Task goal
Only the lines from the start of the data below through the line that contains "3.5, 4.0, 3.5]" are to be copied, exactly and without pictures.

Given material
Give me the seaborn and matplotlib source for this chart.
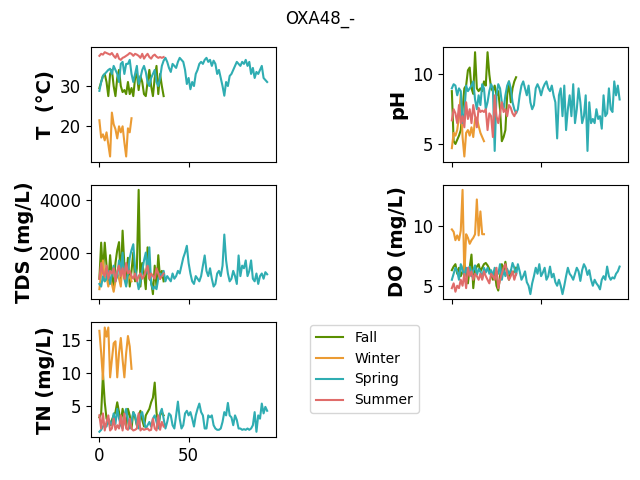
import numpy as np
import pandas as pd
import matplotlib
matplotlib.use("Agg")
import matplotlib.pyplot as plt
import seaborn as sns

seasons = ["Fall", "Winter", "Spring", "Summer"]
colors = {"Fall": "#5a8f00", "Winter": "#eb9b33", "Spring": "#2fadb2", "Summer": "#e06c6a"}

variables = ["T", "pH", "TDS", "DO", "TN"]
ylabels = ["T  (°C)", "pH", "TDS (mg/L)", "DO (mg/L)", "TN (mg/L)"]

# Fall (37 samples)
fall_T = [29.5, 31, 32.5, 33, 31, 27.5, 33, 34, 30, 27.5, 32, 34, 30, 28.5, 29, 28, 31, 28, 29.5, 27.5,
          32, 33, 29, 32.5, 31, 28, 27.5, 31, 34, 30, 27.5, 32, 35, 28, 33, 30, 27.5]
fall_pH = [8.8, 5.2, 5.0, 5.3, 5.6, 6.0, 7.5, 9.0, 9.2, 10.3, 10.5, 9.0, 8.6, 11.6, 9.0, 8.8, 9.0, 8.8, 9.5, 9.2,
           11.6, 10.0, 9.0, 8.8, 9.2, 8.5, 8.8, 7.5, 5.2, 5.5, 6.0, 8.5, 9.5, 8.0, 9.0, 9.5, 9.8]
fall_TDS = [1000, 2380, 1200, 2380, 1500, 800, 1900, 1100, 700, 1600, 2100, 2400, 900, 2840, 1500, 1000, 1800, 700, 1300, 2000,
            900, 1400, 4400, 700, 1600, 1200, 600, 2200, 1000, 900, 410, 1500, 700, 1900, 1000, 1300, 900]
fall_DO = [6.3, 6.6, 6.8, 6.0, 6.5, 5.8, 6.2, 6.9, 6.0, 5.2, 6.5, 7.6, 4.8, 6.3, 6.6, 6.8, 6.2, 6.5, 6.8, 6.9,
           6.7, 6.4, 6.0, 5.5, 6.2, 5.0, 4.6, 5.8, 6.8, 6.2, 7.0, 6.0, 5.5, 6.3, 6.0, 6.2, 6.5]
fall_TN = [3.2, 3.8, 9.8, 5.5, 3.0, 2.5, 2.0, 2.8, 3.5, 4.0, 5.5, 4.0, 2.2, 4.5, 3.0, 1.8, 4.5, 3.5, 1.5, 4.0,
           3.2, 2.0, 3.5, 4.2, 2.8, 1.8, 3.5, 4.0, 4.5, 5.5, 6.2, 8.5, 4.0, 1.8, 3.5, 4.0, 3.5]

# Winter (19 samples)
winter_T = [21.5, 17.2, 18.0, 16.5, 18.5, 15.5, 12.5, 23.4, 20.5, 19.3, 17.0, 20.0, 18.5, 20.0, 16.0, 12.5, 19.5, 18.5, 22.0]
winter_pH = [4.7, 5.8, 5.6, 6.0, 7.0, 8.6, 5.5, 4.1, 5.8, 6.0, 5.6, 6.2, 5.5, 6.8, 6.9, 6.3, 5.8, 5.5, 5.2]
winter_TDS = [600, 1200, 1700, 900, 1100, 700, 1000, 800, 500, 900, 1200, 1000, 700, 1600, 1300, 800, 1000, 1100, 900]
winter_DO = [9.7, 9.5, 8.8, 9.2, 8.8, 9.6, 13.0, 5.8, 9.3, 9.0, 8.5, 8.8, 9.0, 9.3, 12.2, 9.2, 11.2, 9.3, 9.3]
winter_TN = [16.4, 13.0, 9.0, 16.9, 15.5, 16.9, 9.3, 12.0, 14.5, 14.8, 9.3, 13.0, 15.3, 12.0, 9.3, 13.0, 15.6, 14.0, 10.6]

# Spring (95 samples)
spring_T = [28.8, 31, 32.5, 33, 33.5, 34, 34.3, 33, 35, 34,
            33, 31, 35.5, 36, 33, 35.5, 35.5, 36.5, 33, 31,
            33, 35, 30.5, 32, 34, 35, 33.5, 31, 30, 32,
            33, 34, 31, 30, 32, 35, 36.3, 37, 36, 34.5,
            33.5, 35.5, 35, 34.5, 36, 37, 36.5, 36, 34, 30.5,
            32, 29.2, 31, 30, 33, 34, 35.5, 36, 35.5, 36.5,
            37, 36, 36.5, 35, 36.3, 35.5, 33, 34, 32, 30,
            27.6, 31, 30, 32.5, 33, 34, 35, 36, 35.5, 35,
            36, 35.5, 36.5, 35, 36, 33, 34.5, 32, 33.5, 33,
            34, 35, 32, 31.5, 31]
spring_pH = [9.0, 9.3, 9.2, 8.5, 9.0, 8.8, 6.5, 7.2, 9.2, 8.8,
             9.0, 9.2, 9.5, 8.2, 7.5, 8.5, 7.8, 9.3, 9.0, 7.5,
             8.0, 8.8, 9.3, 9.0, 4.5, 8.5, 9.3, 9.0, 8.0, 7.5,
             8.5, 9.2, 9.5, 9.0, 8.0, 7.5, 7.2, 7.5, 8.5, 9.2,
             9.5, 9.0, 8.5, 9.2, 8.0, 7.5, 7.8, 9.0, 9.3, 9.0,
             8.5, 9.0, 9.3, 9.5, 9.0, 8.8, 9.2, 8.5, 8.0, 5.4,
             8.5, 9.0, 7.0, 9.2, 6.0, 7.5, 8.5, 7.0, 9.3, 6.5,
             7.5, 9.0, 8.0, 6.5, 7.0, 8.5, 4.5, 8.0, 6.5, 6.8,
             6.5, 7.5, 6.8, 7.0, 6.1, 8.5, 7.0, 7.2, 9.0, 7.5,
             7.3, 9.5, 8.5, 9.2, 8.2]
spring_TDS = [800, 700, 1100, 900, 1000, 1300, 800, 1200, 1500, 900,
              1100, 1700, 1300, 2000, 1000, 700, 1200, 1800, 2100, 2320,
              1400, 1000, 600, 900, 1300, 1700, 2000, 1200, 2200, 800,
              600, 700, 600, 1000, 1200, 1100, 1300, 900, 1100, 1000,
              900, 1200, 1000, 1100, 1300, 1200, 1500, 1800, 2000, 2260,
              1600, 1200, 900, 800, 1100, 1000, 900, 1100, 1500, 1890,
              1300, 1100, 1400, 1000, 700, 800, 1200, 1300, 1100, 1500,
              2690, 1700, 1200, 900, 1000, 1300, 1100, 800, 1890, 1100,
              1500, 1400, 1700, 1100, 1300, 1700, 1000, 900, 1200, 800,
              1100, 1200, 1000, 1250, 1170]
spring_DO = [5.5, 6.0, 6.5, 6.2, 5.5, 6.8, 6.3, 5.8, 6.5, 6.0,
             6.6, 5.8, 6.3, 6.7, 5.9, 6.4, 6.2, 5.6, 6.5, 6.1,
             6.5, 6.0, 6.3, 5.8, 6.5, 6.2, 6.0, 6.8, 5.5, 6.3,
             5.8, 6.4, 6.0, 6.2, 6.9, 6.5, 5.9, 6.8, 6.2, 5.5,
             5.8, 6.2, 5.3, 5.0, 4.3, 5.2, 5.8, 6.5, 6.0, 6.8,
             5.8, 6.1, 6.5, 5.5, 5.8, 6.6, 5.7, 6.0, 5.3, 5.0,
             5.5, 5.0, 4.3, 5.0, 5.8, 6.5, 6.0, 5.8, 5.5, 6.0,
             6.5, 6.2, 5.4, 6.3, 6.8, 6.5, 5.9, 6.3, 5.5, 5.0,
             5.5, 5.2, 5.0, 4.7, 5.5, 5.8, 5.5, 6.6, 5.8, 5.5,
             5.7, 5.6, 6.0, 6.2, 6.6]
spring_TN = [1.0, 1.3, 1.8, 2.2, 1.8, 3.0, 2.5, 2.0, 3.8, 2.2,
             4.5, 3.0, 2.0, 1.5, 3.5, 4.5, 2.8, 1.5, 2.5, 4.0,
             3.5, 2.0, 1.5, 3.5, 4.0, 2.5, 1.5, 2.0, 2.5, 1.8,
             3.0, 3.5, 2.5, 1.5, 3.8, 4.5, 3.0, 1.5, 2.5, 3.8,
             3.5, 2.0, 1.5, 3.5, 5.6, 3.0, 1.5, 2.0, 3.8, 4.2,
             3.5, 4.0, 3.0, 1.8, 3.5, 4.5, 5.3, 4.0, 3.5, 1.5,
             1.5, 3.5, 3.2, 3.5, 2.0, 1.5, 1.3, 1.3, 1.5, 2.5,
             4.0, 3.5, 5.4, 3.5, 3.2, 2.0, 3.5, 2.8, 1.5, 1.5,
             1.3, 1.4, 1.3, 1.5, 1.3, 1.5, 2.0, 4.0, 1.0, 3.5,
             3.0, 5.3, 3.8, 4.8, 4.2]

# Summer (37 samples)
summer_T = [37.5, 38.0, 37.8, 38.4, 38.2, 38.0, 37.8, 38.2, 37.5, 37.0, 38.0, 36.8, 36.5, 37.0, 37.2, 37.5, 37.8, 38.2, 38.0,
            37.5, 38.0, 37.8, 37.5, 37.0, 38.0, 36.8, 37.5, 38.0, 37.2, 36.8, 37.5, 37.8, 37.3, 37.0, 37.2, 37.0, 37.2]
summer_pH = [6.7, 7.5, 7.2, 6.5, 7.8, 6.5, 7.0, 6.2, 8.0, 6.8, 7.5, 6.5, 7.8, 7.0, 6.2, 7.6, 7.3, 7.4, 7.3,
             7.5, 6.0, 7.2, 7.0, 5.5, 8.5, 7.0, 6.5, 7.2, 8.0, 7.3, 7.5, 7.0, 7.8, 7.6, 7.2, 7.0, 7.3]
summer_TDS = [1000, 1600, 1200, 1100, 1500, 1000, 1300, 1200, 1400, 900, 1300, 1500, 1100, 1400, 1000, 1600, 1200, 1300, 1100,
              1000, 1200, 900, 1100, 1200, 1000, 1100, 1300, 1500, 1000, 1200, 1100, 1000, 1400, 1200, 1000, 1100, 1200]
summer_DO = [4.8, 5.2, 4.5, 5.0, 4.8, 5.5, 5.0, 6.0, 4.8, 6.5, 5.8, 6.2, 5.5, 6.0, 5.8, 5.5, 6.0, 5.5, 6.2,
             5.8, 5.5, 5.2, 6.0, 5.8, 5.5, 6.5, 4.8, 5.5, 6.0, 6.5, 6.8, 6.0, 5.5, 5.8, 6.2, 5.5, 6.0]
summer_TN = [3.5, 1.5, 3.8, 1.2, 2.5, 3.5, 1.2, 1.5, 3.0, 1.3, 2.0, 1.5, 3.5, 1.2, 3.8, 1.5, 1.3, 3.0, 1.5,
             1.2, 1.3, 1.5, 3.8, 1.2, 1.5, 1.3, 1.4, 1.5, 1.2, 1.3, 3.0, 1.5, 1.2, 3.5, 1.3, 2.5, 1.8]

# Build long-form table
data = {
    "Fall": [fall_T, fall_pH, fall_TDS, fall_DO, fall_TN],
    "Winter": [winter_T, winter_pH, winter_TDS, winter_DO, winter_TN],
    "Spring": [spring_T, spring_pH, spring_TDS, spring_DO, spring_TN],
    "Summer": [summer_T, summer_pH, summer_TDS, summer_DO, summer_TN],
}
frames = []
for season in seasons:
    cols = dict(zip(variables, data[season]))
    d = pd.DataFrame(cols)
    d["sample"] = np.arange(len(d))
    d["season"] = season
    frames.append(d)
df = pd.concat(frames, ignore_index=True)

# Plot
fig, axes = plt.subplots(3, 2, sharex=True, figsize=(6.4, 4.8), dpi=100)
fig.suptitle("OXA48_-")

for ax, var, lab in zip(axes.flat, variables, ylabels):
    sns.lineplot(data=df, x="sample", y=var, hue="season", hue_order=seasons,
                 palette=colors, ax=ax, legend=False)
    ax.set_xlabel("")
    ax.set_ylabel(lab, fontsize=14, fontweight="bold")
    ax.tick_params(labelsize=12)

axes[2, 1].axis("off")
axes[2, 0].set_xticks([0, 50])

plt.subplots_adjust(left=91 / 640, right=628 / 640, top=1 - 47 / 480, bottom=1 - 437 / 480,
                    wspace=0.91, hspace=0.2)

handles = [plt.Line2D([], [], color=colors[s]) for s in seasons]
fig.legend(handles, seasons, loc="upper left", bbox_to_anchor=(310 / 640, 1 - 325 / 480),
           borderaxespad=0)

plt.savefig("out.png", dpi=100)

Completed exercise
Give me the seaborn and matplotlib source for this chart.
import numpy as np
import pandas as pd
import matplotlib
matplotlib.use("Agg")
import matplotlib.pyplot as plt
import seaborn as sns

seasons = ["Fall", "Winter", "Spring", "Summer"]
colors = {"Fall": "#5a8f00", "Winter": "#eb9b33", "Spring": "#2fadb2", "Summer": "#e06c6a"}

variables = ["T", "pH", "TDS", "DO", "TN"]
ylabels = ["T  (°C)", "pH", "TDS (mg/L)", "DO (mg/L)", "TN (mg/L)"]

# Fall (37 samples)
fall_T = [29.5, 31, 32.5, 33, 31, 27.5, 33, 34, 30, 27.5, 32, 34, 30, 28.5, 29, 28, 31, 28, 29.5, 27.5,
          32, 33, 29, 32.5, 31, 28, 27.5, 31, 34, 30, 27.5, 32, 35, 28, 33, 30, 27.5]
fall_pH = [8.8, 5.2, 5.0, 5.3, 5.6, 6.0, 7.5, 9.0, 9.2, 10.3, 10.5, 9.0, 8.6, 11.6, 9.0, 8.8, 9.0, 8.8, 9.5, 9.2,
           11.6, 10.0, 9.0, 8.8, 9.2, 8.5, 8.8, 7.5, 5.2, 5.5, 6.0, 8.5, 9.5, 8.0, 9.0, 9.5, 9.8]
fall_TDS = [1000, 2380, 1200, 2380, 1500, 800, 1900, 1100, 700, 1600, 2100, 2400, 900, 2840, 1500, 1000, 1800, 700, 1300, 2000,
            900, 1400, 4400, 700, 1600, 1200, 600, 2200, 1000, 900, 410, 1500, 700, 1900, 1000, 1300, 900]
fall_DO = [6.3, 6.6, 6.8, 6.0, 6.5, 5.8, 6.2, 6.9, 6.0, 5.2, 6.5, 7.6, 4.8, 6.3, 6.6, 6.8, 6.2, 6.5, 6.8, 6.9,
           6.7, 6.4, 6.0, 5.5, 6.2, 5.0, 4.6, 5.8, 6.8, 6.2, 7.0, 6.0, 5.5, 6.3, 6.0, 6.2, 6.5]
fall_TN = [3.2, 3.8, 9.8, 5.5, 3.0, 2.5, 2.0, 2.8, 3.5, 4.0, 5.5, 4.0, 2.2, 4.5, 3.0, 1.8, 4.5, 3.5, 1.5, 4.0,
           3.2, 2.0, 3.5, 4.2, 2.8, 1.8, 3.5, 4.0, 4.5, 5.5, 6.2, 8.5, 4.0, 1.8, 3.5, 4.0, 3.5]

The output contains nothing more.